Web strategy from the Brooklyn-based media outlet were shared at this past Wednesday’s Future State of Entertainment talk at the IFP Made in NY Media Center. Visit Vice’s YouTube page.

Marc Shiller, CEO of BOND Strategy and Influence, hosted the Q&A, as he has the previous three events in the series. The two discussed the future of news while sharing a bottle of wine and fielding questions from the audience of several dozen people.

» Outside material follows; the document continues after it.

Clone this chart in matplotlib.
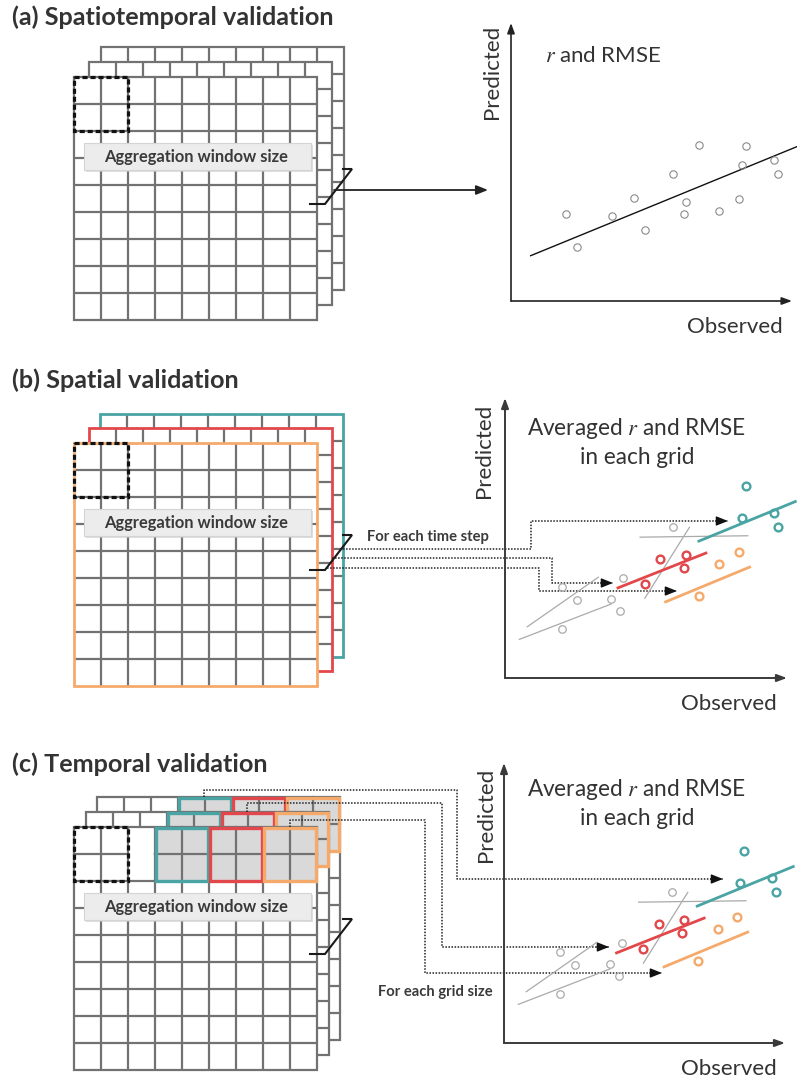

  • “Cool culture, by definition, is small,” Moretti said. While cool is all about knowing about something little known, Moretti described a world in which the desire to find the next cool thing connects young people globally.
  • He said that the idea of digital delivery was written into the DNA of the company from the start. While it began as a Canadian newspaper, the idea was always to go multichannel. Now that it’s here, he said, “We are looking to up our game in terms of digital delivery.”
  • If anyone is VICE‘s competition, it’s MTV, but Moretti described their model as pushing American cool on everyone else while his company’s is to find the cool in every part of the globe and highlight them.
  • Piracy, he said, is not an issue at this point, as they have primarily been giving content away, selling ads and striking deals with brands. He did say that they will be moving toward finding more ways for people to pay for content.
  • The company’s editors at desks around the world are on the phone with each other a lot, figuring out what stories from other sites are trending and should be republished and, sometimes, translated on other VICE channels around the world.
  • Moretti was frank that he didn’t think VICE was as good with its data as some other media brands that really fixate on it, describing the company’s content strategy as “weird people exploring their passions,” but he said the company is working on it. For example, editors worldwide all have a dashboard of how all VICE content is performing, in order to make decisions about what to republish where.

In the Q&A that followed, one person asked about the standards as journalism moved online. Moretti said that fact checking was important to the site but that it also viewed the idea of journalistic objectivity as a false ideal.

VICE employs 325 people in the United States and 1,500 globally.